Kriegswichtiges Material: Musterstadts alte Kirchenglocken
Die ersten drei Glocken für die neue Pfarrkirche St. Peter und Paul wurden 1901 bei A.J. Bachmeier in Erding in Auftrag gegeben und am 29. August 1901 von Gast- und Landwirt Johann Ernst auf einem geschmückten Pferdewagen am Münchner Marienplatz abgeholt. In Lochhausen wurde das Gefährt von 26 weiteren Reitern in Empfang genommen. Am 30. August wurden sie von Pfarrer Lorenz Rosenhuber geweiht, aufgezogen und erstmals geläutet.
Konnte die Musterstadter Pfarrei durch ein Gesuch bei der Direktion der Akademie der Tonkunst die Beschlagnahmung der Bronzeglocken nach dem Aufruf zur „Wehrpflicht der Glocken“ während des 1. Weltkriegs durch die Heeresleitung noch verhindern, gelang dies im 2. Weltkrieg nicht mehr.
Bereits 1940 hatte Pfarrer Rupert Esterl den Meldebogen für die Kommission zur Beschlagnahmung kriegswichtiger Materialien gezwungenermaßen ausgefüllt. Sein Nachfolger Georg Handwerker musste am 14. Juli 1942 notieren: „Die Musterstadter Kirchenglocken läuten zum letzten Mal und werden anschließend von einem Kriegsgefangenen im Kirchturm zertrümmert und ins Sammellager nach Fürstenfeldbruck abtransportiert. Die größte Glocke (Ton Es) mit 1190 kg und einem Durchmesser von 1,3 mtr. Die mittlere (Ton G) mit 550 kg und 1 m Durchmesser. Die kleinste Glocke blieb traurig im Turm zurück…. Entschädigung wurde für das abgelieferte Erz nicht geleistet. Am gleichen Tag wurde eine kleine Glocke aus der Kapelle in Geiselbullach – 200 Jahre alt mit einem Durchmesser von 30 cm ebenfalls nach Fürstenfeldbruck abgeliefert...“
Während die meisten Glocken als Ganze nach Hamburg in die Glockenschmelze gingen, war dies in Musterstadt nicht möglich, da sie nicht durch die Kirchturmfenster passten. Pfarrer Georg Handwerker drehte über den Vorgang einen kurzen Film, zu dem er später eine Regieanweisung für Vorführungen verfasste: „… Da der Amateurfilm im dunklen Turm der Pfarrkirche nur unter schlechten Lichtverhältnissen aufgenommen werden konnte, muß bei der Vorführung „volles“ Licht des Projektors eingeschaltet werden. Zweckmäßig wäre es, wenn ein Plattenspieler zur Hand wäre, und zwar Anfangs beim Glockengeläute und später zur leisen Untermalung der gesprochenen Erklärung der Vorgänge…“ Die dritte Glocke blieb erhalten und kam 1947 nach Schweinbach.

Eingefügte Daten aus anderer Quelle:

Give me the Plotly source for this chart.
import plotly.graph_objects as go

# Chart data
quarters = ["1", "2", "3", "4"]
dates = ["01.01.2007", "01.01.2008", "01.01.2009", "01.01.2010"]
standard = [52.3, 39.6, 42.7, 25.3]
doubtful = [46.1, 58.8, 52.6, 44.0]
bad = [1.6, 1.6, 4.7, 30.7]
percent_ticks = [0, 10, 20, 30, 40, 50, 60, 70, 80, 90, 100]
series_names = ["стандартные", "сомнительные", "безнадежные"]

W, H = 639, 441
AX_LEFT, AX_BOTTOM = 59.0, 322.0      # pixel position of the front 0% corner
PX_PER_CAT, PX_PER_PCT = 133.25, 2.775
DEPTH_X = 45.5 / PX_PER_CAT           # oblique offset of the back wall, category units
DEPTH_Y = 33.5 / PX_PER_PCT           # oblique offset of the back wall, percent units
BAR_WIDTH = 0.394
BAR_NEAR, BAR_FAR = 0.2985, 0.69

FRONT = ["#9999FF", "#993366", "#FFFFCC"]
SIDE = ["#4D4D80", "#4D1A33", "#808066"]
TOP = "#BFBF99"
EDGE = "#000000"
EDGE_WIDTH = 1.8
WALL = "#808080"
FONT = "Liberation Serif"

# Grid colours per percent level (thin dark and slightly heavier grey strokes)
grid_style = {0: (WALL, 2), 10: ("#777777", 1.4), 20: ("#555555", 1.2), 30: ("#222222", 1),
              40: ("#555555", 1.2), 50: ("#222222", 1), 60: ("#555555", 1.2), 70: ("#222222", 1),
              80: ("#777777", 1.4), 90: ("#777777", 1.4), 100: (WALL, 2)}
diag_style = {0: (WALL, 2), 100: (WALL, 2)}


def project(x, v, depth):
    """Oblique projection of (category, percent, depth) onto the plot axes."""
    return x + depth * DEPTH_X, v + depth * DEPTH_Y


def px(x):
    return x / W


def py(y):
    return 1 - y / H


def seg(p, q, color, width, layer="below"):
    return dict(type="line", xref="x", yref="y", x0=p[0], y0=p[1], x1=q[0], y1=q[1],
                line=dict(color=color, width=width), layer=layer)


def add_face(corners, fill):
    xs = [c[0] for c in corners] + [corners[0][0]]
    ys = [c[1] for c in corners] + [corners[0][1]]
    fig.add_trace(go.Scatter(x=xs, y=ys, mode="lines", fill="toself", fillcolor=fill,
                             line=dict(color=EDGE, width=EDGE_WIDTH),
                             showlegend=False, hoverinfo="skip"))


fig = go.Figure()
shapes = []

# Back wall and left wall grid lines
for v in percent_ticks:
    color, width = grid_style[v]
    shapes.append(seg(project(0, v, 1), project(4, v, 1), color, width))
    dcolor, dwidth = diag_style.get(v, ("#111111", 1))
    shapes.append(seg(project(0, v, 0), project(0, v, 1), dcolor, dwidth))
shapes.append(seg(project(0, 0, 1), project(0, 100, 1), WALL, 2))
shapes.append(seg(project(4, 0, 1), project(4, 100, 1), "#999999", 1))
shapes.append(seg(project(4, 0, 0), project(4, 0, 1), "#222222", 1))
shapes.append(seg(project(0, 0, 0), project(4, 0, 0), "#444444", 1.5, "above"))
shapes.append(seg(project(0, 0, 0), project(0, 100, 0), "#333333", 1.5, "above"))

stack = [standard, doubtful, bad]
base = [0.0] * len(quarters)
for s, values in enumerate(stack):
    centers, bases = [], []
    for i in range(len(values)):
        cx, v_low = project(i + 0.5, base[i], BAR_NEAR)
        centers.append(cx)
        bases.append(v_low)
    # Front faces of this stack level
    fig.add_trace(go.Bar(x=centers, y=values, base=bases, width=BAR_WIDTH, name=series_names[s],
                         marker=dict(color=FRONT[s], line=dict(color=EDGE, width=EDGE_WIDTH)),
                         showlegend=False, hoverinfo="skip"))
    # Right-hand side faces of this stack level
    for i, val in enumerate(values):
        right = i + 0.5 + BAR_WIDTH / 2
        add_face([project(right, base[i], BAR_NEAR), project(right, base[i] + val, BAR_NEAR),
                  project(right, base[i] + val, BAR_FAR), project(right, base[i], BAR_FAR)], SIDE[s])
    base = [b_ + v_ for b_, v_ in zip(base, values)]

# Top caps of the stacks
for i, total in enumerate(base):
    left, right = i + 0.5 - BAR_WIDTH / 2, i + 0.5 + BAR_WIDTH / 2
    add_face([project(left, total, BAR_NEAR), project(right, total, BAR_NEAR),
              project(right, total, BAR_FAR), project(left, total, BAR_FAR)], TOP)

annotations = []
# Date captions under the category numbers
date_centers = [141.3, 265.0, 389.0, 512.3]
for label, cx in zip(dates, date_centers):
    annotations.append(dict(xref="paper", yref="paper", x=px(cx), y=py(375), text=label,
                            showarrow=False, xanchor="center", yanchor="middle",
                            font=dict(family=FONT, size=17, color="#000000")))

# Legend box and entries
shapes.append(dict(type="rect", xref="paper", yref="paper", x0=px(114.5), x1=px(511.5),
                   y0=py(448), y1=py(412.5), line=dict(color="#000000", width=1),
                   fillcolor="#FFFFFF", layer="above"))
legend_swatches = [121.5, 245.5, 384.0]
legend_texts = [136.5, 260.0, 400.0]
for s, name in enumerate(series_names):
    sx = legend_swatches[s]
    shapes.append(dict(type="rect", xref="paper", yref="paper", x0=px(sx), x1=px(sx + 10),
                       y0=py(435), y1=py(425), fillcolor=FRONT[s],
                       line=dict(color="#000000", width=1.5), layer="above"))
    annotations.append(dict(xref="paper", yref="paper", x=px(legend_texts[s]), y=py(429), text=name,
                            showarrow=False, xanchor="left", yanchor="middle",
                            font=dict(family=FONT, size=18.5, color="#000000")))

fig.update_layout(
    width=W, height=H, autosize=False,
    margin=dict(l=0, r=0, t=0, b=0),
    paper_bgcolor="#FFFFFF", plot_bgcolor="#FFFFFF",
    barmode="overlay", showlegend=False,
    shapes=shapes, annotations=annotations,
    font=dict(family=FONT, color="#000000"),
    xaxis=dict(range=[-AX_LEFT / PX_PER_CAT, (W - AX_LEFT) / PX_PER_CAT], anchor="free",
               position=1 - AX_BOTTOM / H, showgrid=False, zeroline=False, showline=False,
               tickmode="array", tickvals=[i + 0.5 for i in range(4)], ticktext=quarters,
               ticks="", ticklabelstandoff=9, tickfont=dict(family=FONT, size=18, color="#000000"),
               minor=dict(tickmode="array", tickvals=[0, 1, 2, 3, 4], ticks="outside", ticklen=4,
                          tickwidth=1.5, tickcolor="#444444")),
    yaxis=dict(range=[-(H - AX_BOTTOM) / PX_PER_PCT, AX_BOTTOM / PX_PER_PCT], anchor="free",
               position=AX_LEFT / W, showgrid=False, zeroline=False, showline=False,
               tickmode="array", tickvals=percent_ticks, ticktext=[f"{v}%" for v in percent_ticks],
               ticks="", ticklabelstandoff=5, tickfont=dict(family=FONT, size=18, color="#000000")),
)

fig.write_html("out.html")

Für die Kirche St. Stephanus in Esting – damals noch Filialkirche - wurden bereits 1896 zwei neue Glocken bei der Münchner Gießerei Kortler vom Gemeinderat in Auftrag gegeben. Die Vorgängerglocken wurden gegengerechnet, der Verkauf zweier Grundstücke glich den Differenzbetrag aus. 1917 konnte lediglich die kleinere Bronzeglocke behalten werden, die zweite wurde ins Sammellager Fürstenfeldbruck gebracht. 1922 erwarb man zwei Stahlglocken in Ulm. Laut Fritz Scherer war 1936 plötzlich eine weitere Bronzeglocke mit drei Zentnern Gewicht vorhanden, die aber im 2. Weltkrieg abgegeben werden musste.